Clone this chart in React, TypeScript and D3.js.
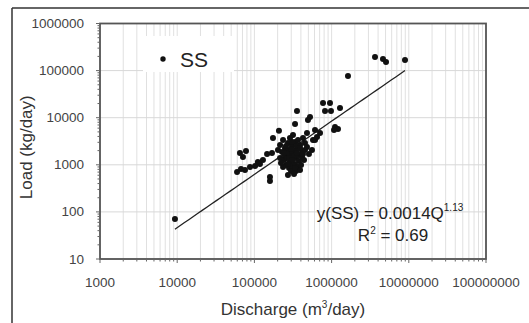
--
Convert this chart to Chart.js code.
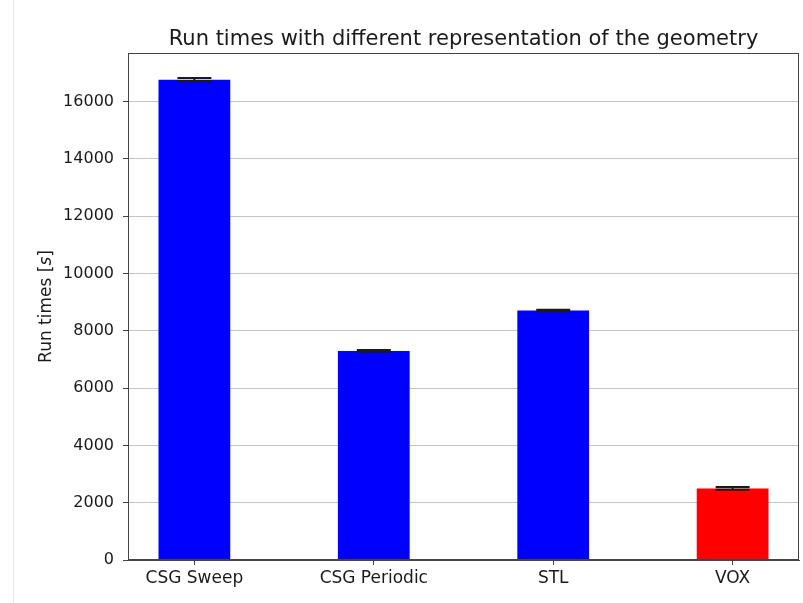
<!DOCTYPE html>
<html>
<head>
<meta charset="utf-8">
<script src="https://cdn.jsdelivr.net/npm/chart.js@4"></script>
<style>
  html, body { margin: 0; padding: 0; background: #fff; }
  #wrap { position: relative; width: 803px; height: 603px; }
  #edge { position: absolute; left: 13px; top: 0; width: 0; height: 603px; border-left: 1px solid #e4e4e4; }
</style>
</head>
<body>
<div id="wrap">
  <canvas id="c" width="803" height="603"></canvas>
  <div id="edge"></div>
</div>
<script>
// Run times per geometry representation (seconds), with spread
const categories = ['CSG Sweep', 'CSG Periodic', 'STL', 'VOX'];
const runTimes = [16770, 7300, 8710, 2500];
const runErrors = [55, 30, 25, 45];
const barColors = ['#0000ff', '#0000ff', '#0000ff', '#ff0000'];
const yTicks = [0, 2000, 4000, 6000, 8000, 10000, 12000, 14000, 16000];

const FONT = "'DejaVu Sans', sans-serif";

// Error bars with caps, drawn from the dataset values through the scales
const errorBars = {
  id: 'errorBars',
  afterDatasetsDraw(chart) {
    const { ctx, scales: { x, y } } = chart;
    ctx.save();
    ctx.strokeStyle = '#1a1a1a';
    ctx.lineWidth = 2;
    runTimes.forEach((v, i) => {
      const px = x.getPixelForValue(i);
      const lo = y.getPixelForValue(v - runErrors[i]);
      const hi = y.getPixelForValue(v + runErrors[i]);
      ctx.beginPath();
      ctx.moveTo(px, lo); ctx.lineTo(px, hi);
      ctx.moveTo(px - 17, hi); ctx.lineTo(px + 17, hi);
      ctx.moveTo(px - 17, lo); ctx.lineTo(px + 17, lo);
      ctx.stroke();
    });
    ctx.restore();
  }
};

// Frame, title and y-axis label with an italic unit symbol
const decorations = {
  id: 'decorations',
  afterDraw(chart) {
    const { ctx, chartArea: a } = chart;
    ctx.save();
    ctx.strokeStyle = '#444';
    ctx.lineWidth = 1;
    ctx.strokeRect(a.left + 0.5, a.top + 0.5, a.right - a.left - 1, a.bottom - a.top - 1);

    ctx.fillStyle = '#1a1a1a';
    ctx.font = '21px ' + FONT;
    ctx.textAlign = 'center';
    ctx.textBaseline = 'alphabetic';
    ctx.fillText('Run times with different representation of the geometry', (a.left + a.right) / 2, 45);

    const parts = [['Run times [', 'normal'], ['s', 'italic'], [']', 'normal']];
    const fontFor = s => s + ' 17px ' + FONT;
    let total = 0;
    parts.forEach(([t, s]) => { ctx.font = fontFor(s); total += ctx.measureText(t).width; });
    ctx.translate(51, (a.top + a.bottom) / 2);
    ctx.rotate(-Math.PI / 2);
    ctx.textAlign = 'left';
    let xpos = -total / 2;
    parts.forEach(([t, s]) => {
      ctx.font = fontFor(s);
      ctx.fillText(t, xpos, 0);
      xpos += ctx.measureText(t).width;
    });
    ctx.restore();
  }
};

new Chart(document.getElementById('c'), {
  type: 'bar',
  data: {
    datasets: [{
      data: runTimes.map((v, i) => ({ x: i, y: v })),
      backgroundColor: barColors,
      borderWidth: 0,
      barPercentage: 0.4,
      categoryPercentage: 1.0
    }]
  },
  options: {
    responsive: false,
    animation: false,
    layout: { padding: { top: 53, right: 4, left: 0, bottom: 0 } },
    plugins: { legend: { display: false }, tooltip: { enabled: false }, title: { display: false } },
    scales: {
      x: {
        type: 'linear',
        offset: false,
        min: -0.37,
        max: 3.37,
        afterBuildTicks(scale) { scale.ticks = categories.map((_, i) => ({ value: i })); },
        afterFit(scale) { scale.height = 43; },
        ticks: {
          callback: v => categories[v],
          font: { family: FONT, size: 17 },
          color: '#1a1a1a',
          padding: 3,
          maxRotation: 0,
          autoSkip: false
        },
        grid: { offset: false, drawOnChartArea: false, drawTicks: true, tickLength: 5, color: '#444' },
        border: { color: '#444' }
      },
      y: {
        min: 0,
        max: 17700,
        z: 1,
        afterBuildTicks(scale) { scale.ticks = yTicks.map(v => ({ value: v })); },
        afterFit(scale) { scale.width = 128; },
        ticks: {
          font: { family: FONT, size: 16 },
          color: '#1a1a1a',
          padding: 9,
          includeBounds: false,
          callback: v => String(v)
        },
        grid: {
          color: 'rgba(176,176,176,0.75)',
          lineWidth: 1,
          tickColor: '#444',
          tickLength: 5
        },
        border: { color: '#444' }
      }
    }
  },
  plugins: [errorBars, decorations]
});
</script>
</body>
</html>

Work to complete:
Search the lines above for the string "this" and copy each line that has it.

Response below:
Clone this chart in React, TypeScript and D3.js.
Convert this chart to Chart.js code.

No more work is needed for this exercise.